Aboriginal women in politics
Onus’s older sister Lidia Thorpe was also leading an Invasion Day event, a dawn service which commemorated the many killings of Aboriginal Australians.
Thorpe is not only a social activist. In 2017, she became the first Aboriginal woman elected to the Victorian state politics.
Thorpe agrees that her inspiration was also the line of strong matriarchs in the family.
“All I knew was standing up and taking on that leadership role – standing up for my people [and] working for my people.”
Lidia said, when offered the position in the local Greens party to run for Parliament, it was a tough decision, as it compromised her activist ethics – stepping into the “coloniser’s realm”, as she describes the government.
“There is even a part of me that felt I was giving up my sovereign right joining the coloniser’s oppressive structure.”
Yet Lidia explained how she consulted her family and got their support, eventually campaigning for justice for the Stolen Generations and the formation of a treaty between the government and indigenous groups.
“There were times in Parliament that were really difficult,” Thorpe said. “But most of the time, I felt ‘well I’m here, I’m the only black voice in this place, so you’re going to hear me’, and I’ve got a few things to say because this establishment has oppressed my people for 200 years.”
Voice in Parliament
Generally speaking, she said, her voice was well received, and she spoke positively about her time in Parliament.

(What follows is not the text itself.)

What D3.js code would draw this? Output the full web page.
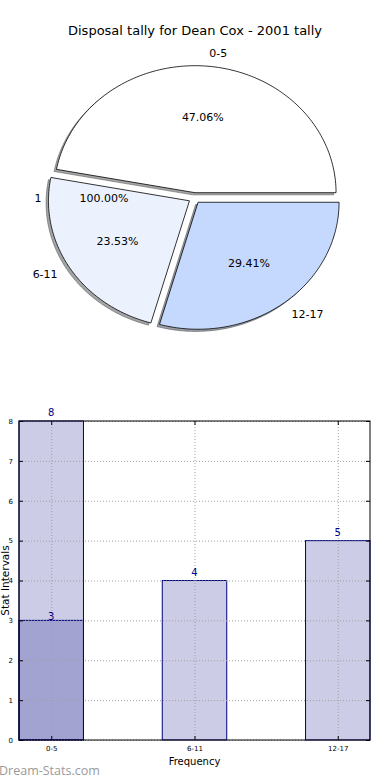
<!DOCTYPE html>
<html><head><meta charset="utf-8">
<script src="https://cdn.jsdelivr.net/npm/d3@7"></script>
<style>body{margin:0;background:#fff}svg{display:block}text{font-family:"DejaVu Sans",sans-serif}</style>
</head><body>
<svg id="c" width="390" height="780"></svg>
<script>
const title = "Disposal tally for Dean Cox - 2001 tally";
const categories = ["0-5", "6-11", "12-17"];
const values = [8, 4, 5];
const pieColors = ["#ffffff", "#ebf2fe", "#c4d9fd"];
const ghostLabel = "1";
const ghostValue = [1];
const overlayValues = [3];
const yTicks = [0,1,2,3,4,5,6,7,8];
const xLabel = "Frequency";
const yLabel = "Stat Intervals";
const watermark = "Dream-Stats.com";

const svg = d3.select("#c");
svg.append("text").attr("x", 195).attr("y", 35).attr("text-anchor","middle")
  .attr("font-size", 13).text(title);

// ---------- Pie (matplotlib-style, elliptical, exploded, shadowed) ----------
const cx = 194.5, cy = 198, rx = 141, ry = 127, explode = 0.042;
const sx = d3.scaleLinear().domain([-1,1]).range([cx-rx, cx+rx]);
const sy = d3.scaleLinear().domain([-1,1]).range([cy+ry, cy-ry]);
const total = d3.sum(values);
let acc = 0;
const wedges = values.map((v,i)=>{
  const t1 = acc/total*2*Math.PI; acc += v; const t2 = acc/total*2*Math.PI;
  return {i, v, t1, t2, mid:(t1+t2)/2};
});
function wedgePath(t1, t2, ox, oy) {
  const pts = [[ox, oy]];
  const n = 120;
  for (let k=0;k<=n;k++){ const t = t1+(t2-t1)*k/n; pts.push([ox+Math.cos(t), oy+Math.sin(t)]); }
  return d3.line().x(d=>sx(d[0])).y(d=>sy(d[1]))(pts) + "Z";
}
const pg = svg.append("g");
// shadows
wedges.forEach(w=>{
  const ox = explode*Math.cos(w.mid), oy = explode*Math.sin(w.mid);
  const c = d3.rgb(pieColors[w.i]);
  const dc = d3.rgb(c.r*0.3, c.g*0.3, c.b*0.3);
  pg.append("path").attr("d", wedgePath(w.t1, w.t2, ox-0.017, oy-0.017))
    .attr("fill", dc).attr("fill-opacity",0.5).attr("stroke", dc).attr("stroke-opacity",0.5).attr("stroke-width",1);
});
wedges.forEach(w=>{
  const ox = explode*Math.cos(w.mid), oy = explode*Math.sin(w.mid);
  pg.append("path").attr("d", wedgePath(w.t1, w.t2, ox, oy))
    .attr("fill", pieColors[w.i]).attr("stroke","#000").attr("stroke-width",0.8).attr("stroke-linejoin","miter");
});
// labels
const fmt = d3.format(".2f");
wedges.forEach(w=>{
  const ox = explode*Math.cos(w.mid), oy = explode*Math.sin(w.mid);
  const lx = ox + 1.1*Math.cos(w.mid), ly = oy + 1.1*Math.sin(w.mid);
  pg.append("text").attr("x", sx(lx)).attr("y", sy(ly)).attr("dy","0.35em")
    .attr("text-anchor", lx>0 ? "start":"end").attr("font-size",11).text(categories[w.i]);
  const px = ox + 0.6*Math.cos(w.mid), py = oy + 0.6*Math.sin(w.mid);
  pg.append("text").attr("x", sx(px)).attr("y", sy(py)).attr("dy","0.35em")
    .attr("text-anchor","middle").attr("font-size",11).text(fmt(w.v/total*100)+"%");
});
// ghost single-value pie labels (drawn at 180 degrees)
const gmid = Math.PI;
pg.append("text").attr("x", sx(1.1*Math.cos(gmid))+2).attr("y", sy(1.1*Math.sin(gmid))).attr("dy","0.35em")
  .attr("text-anchor","end").attr("font-size",11).text(ghostLabel);
pg.append("text").attr("x", sx(0.6*Math.cos(gmid))-6).attr("y", sy(0.6*Math.sin(gmid))).attr("dy","0.35em")
  .attr("text-anchor","middle").attr("font-size",11).text(fmt(ghostValue[0]/d3.sum(ghostValue)*100)+"%");

// ---------- Bar chart ----------
const L = 19, R = 370, T = 421, B = 740, bw = 0.45;
const x = d3.scaleLinear().domain([-bw/2, categories.length-1+bw/2]).range([L, R]);
const y = d3.scaleLinear().domain([0, 8]).range([B, T]);
const g = svg.append("g");
const barFill = "rgba(0,0,128,0.2)";
g.selectAll("rect.main").data(values).join("rect")
  .attr("x",(d,i)=>x(i-bw/2)).attr("y",d=>y(d)).attr("width",(d,i)=>x(i+bw/2)-x(i-bw/2)).attr("height",d=>B-y(d))
  .attr("fill",barFill).attr("stroke","#000080").attr("stroke-width",1);
g.selectAll("rect.ov").data(overlayValues).join("rect")
  .attr("x",(d,i)=>x(i-bw/2)).attr("y",d=>y(d)).attr("width",(d,i)=>x(i+bw/2)-x(i-bw/2)).attr("height",d=>B-y(d))
  .attr("fill",barFill).attr("stroke","#000080").attr("stroke-width",1);
// grid
g.selectAll("line.gy").data(yTicks).join("line")
  .attr("x1",L).attr("x2",R).attr("y1",d=>y(d)+0.5).attr("y2",d=>y(d)+0.5)
  .attr("stroke","#a0a0a0").attr("stroke-width",1).attr("stroke-dasharray","1,2");
g.selectAll("line.gx").data(categories).join("line")
  .attr("x1",(d,i)=>x(i)+0.5).attr("x2",(d,i)=>x(i)+0.5).attr("y1",T).attr("y2",B)
  .attr("stroke","#a0a0a0").attr("stroke-width",1).attr("stroke-dasharray","1,2");
// frame
g.append("rect").attr("x",L).attr("y",T).attr("width",R-L).attr("height",B-T)
  .attr("fill","none").attr("stroke","#000").attr("stroke-width",1);
// axes with inward ticks
const ay = g.append("g").attr("transform",`translate(${L},0)`)
  .call(d3.axisLeft(y).tickValues(yTicks).tickSize(-4).tickPadding(6).tickFormat(d3.format("d")));
const ay2 = g.append("g").attr("transform",`translate(${R},0)`)
  .call(d3.axisRight(y).tickValues(yTicks).tickSize(-4).tickFormat(""));
const ax = g.append("g").attr("transform",`translate(0,${B})`)
  .call(d3.axisBottom(x).tickValues(categories.map((d,i)=>i)).tickSize(-4).tickPadding(6).tickFormat(i=>categories[i]));
const ax2 = g.append("g").attr("transform",`translate(0,${T})`)
  .call(d3.axisTop(x).tickValues(categories.map((d,i)=>i)).tickSize(-4).tickFormat(""));
[ay,ay2,ax,ax2].forEach(a=>{ a.select(".domain").remove(); a.selectAll("line").attr("stroke","#000");
  a.selectAll("text").attr("font-size",7).attr("font-family","DejaVu Sans").attr("fill","#000"); });
// value labels
g.selectAll("text.v").data(values).join("text")
  .attr("x",(d,i)=>x(i)).attr("y",d=>y(d)-5).attr("text-anchor","middle")
  .attr("font-size",10).attr("fill","#00008b").text(d=>d);
g.selectAll("text.ov").data(overlayValues).join("text")
  .attr("x",(d,i)=>x(i)).attr("y",d=>y(d)).attr("text-anchor","middle")
  .attr("font-size",10).attr("fill","#00008b").text(d=>d);
svg.append("text").attr("x",(L+R)/2).attr("y",765).attr("text-anchor","middle").attr("font-size",10).text(xLabel);
svg.append("text").attr("transform",`translate(9,${(T+B)/2}) rotate(-90)`).attr("text-anchor","middle")
  .attr("font-size",10.5).text(yLabel);
svg.append("text").attr("x",-1).attr("y",775).attr("font-size",12.5).attr("fill","#9a9a9a")
  .style("font-family","'Open Sans',sans-serif").text(watermark);
</script>
</body></html>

Thorpe also said the experience demonstrated the effect of having Aboriginal people in Parliament, in a country which generally has very few Aboriginal representatives at either state or federal level.
“We need Aboriginal people with lived experience, we need Aboriginal people who understand our fight and our struggle, who understand the argument of sovereignty [in Parliament.]”
“It really makes a difference, I believe, having Aboriginal people in Parliament.”
However, a year later, Thorpe did not win re-election and is now back to grassroots campaigning.
Being a leader is something Thorpe said is a continuation of family tradition.
“It’s not a choice that I’ve made, it’s something I have to do. It’s the responsibility I have as a sovereign woman, it’s a responsibility my mother had, my grandmother, and her mother.”
Thorpe said while she was proud to be the first Aboriginal woman in the state’s Parliament, “I’ll always be outspoken whether I’ll be inside government or outside.”
The dawn service she organised, Thorpe said, was in order to “bring back some of those old peoples’ wishes and the fights that they fought and died for”.
“We have to take on that responsibility, we can’t stop resisting, we have to continue the struggle we’ve been given. And try and make [Australia] a better place for our future generations.”